The GOP’s House Majority Is in Big Trouble
The Republican majority is hanging on by a thread, thanks to a series of retirements and George Santos’s expulsion.
Republican politicians are making morbid warnings about the future of the party’s narrow majority in the House in the wake of a mass exodus of their elected officials.
The dwindling GOP caucus is thanks in part to several major retirement announcements, including those of former Speaker Kevin McCarthy, former Speaker Pro Tempore Patrick McHenry, and Representative Bill Johnson, as well as the expulsion of serial fabulist George Santos last week. Those vacancies set the House balance at 219–213 for the time being, meaning that Republicans need a practically united caucus—a rarity—to pass their conservative agenda.
“I can assure you Republican voters didn’t give us the majority to crash the ship,” wrote Representative Marjorie Taylor Greene on X, blaming the Freedom Caucus for inducing the legislative nightmare that ousted McCarthy and stoking division.

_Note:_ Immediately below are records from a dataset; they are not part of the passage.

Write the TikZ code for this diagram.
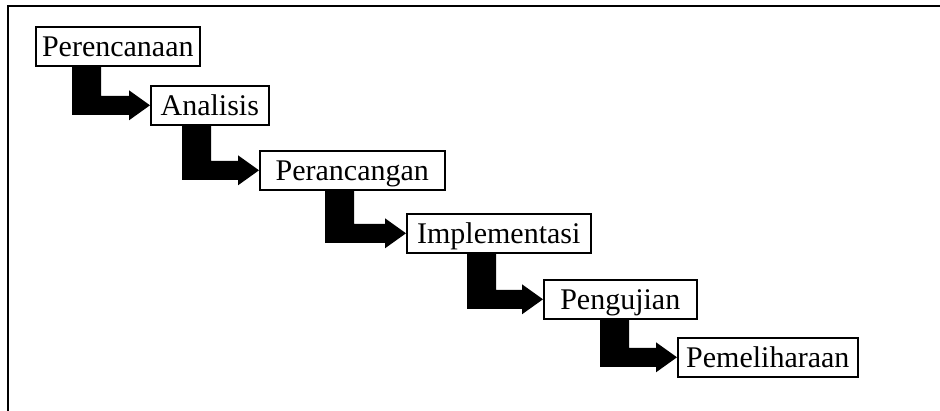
\documentclass[tikz,border=0pt]{standalone}
\usepackage{fontspec}
\setmainfont{Liberation Serif}
\usetikzlibrary{calc}

\tikzset{
  phase/.style={draw, line width=1.6pt, fill=white, minimum height=39pt,
    inner sep=0pt, text height=21pt, text depth=0pt, anchor=north west,
    font=\fontsize{30}{36}\selectfont},
}
% elbow arrow: from box, to box, bar offset from left of box
\newcommand\stepArrow[3]{%
  \fill ($(#1.south west)+(#3,0)$) -- ++(29,0) |- ($(#2.west)+(-21,-9.5)$)
    -- ++(0,-5.5) -- (#2.west) -- ++(-21,15) -- ++(0,-5.5)
    -| ($(#1.south west)+(#3,0)$) -- cycle;}

\begin{document}
\begin{tikzpicture}[x=1pt, y=-1pt]
    \useasboundingbox (0,0) rectangle (940,411);
    \draw[line width=2pt](940,6)--(8,6)--(8,411);

    \node[phase, minimum width=164pt](plan) at (35,26) {Perencanaan};
    \node[phase, minimum width=118pt](anal) at (150,85) {Analisis};
    \node[phase, minimum width=185pt](desn) at (259,150) {Perancangan};
    \node[phase, minimum width=184pt](impl) at (406,213) {Implementasi};
    \node[phase, minimum width=153pt](test) at (543,279) {Pengujian};
    \node[phase, minimum width=180pt](main) at (677,337) {Pemeliharaan};

    \stepArrow{plan}{anal}{37}
    \stepArrow{anal}{desn}{32}
    \stepArrow{desn}{impl}{66}
    \stepArrow{impl}{test}{61}
    \stepArrow{test}{main}{57}
\end{tikzpicture}
\end{document}
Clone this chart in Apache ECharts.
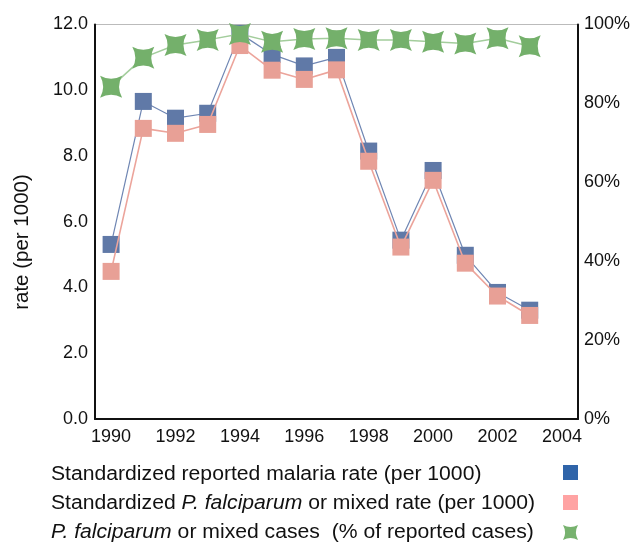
<!DOCTYPE html>
<html>
<head>
<meta charset="utf-8">
<title>Malaria rates 1990-2003</title>
<script src="https://cdn.jsdelivr.net/npm/echarts@6/dist/echarts.min.js"></script>
<style>
  html, body { margin: 0; padding: 0; background: #fff; }
  #chart { width: 634px; height: 543px; }
</style>
</head>
<body>
<div id="chart"></div>
<script>
// Years of observation
const years = [1990, 1991, 1992, 1993, 1994, 1995, 1996, 1997, 1998, 1999, 2000, 2001, 2002, 2003];
// Standardized reported malaria rate (per 1000)
const reportedRate = [5.31, 9.66, 9.15, 9.30, 11.73, 11.09, 10.74, 11.00, 8.15, 5.44, 7.56, 4.98, 3.85, 3.31];
// Standardized P. falciparum or mixed rate (per 1000)
const falciparumRate = [4.49, 8.84, 8.69, 8.96, 11.36, 10.61, 10.33, 10.62, 7.84, 5.23, 7.26, 4.74, 3.74, 3.15];
// P. falciparum or mixed cases, % of reported cases
const falciparumShare = [84.2, 91.6, 94.8, 96.1, 97.6, 95.6, 96.3, 96.5, 96.1, 96.1, 95.6, 95.2, 96.5, 94.5];
// Tick labels
const xTicks = [1990, 1992, 1994, 1996, 1998, 2000, 2002, 2004];

const FONT = "'Liberation Sans', Arial, Helvetica, sans-serif";
// four-pointed star with its points on the diagonals
const STAR = 'path://M0,0 Q10,5.5 20,0 Q14.5,10 20,20 Q10,14.5 0,20 Q5.5,10 0,0 Z';

const pair = (xs, ys) => xs.map((x, i) => [x, ys[i]]);

const chart = echarts.init(document.getElementById('chart'), null, { renderer: 'canvas' });

// Legend rows: text on the left, swatch on the right (swatches come from the legend component)
const legendRows = [
  { y: 475, parts: [['n', 'Standardized reported malaria rate (per 1000)']] },
  { y: 504, parts: [['n', 'Standardized '], ['i', 'P. falciparum'], ['n', ' or mixed rate (per 1000)']] },
  { y: 533, parts: [['i', 'P. falciparum'], ['n', ' or mixed cases  (% of reported cases)']] }
];
const legendText = legendRows.map(row => ({
  type: 'text',
  x: 51,
  y: row.y,
  scaleX: 1.085,
  style: {
    text: row.parts.map(p => '{' + p[0] + '|' + p[1] + '}').join(''),
    verticalAlign: 'middle',
    rich: {
      n: { fontFamily: FONT, fontSize: 19.5, fill: '#111' },
      i: { fontFamily: FONT, fontSize: 19.5, fontStyle: 'italic', fill: '#111' }
    }
  }
}));

// Left axis title
const axisTitle = {
  type: 'text',
  x: 22,
  y: 242,
  rotation: Math.PI / 2,
  style: {
    text: 'rate (per 1000)',
    fontFamily: FONT,
    fontSize: 20.5,
    fill: '#111',
    align: 'center',
    verticalAlign: 'middle'
  }
};

chart.setOption({
  animation: false,
  backgroundColor: '#fff',
  textStyle: { fontFamily: FONT },
  grid: {
    left: 95, right: 56, top: 24.5, bottom: 124,
    show: true, borderColor: '#bbbbbb', borderWidth: 1, backgroundColor: 'transparent'
  },
  legend: {
    orient: 'vertical',
    left: 563,
    top: 465,
    padding: 0,
    itemWidth: 15,
    itemHeight: 15,
    itemGap: 15,
    formatter: () => '',
    selectedMode: false,
    data: [
      { name: 'reported', icon: 'rect', itemStyle: { color: '#2f64a9' } },
      { name: 'falciparum', icon: 'rect', itemStyle: { color: '#ffa3a3' } },
      { name: 'share', icon: STAR, itemStyle: { color: '#77b26e' } }
    ]
  },
  xAxis: {
    type: 'value',
    min: 1989.5,
    max: 2004.5,
    axisLine: { show: true, lineStyle: { color: '#111', width: 2 } },
    axisTick: { show: false },
    splitLine: { show: false },
    axisLabel: {
      customValues: xTicks,
      formatter: v => String(v),
      color: '#111',
      fontSize: 18,
      margin: 9
    }
  },
  yAxis: [
    {
      type: 'value',
      min: 0, max: 12, interval: 2,
      axisLine: { show: true, lineStyle: { color: '#111', width: 2 } },
      axisTick: { show: false },
      splitLine: { show: false },
      axisLabel: { formatter: v => v.toFixed(1), color: '#111', fontSize: 18, margin: 7 }
    },
    {
      type: 'value',
      min: 0, max: 100, interval: 20,
      position: 'right',
      axisLine: { show: true, lineStyle: { color: '#111', width: 2 } },
      axisTick: { show: false },
      splitLine: { show: false },
      axisLabel: { formatter: v => v + '%', color: '#111', fontSize: 18, margin: 6 }
    }
  ],
  series: [
    {
      name: 'reported',
      type: 'line',
      yAxisIndex: 0,
      data: pair(years, reportedRate),
      symbol: 'rect',
      symbolSize: 17,
      clip: false,
      z: 2,
      itemStyle: { color: '#6079a7' },
      lineStyle: { color: '#6f86b3', width: 1.2 }
    },
    {
      name: 'falciparum',
      type: 'line',
      yAxisIndex: 0,
      data: pair(years, falciparumRate),
      symbol: 'rect',
      symbolSize: 17,
      clip: false,
      z: 3,
      itemStyle: { color: '#e8a096' },
      lineStyle: { color: '#eca49b', width: 1.6 }
    },
    {
      name: 'share',
      type: 'line',
      yAxisIndex: 1,
      data: pair(years, falciparumShare),
      symbol: STAR,
      symbolSize: 22,
      clip: false,
      z: 4,
      itemStyle: { color: '#74b06b' },
      lineStyle: { color: '#a3cd9c', width: 1.5 }
    }
  ],
  graphic: legendText.concat([axisTitle])
});
</script>
</body>
</html>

“Hopefully no one dies,” she added.
So far, 30 members of the House and seven senators have announced they will not be seeking reelection in 2024, though some seem to be expediting their exit. In a Wall Street Journal op-ed published Wednesday, McCarthy revealed he wouldn’t even wait until the end of his term to ditch Capitol Hill, opting instead to vacate his seat by the end of the month.
But the retreat might be about more than just a legislative migraine. In recent years, Republican officials have become increasingly incensed by a lack of action by their party on Capitol Hill, voicing anxieties about returning to the campaign trail empty-handed.
“One thing. I want my Republican colleagues to give me one thing. One. That I can go campaign on and say we did,” lamented Texas Representative Chip Roy during a speech on the House floor last month, coming down hard on former President Donald Trump for failing to act on border security while wielding a Republican majority in the White House and both chambers of Congress.
“Anybody sitting in the complex, if you want to come down to the floor and come explain to me one material, meaningful, significant thing the Republican majority has done besides well, ‘I guess it’s not as bad as the Democrats,’” Roy added.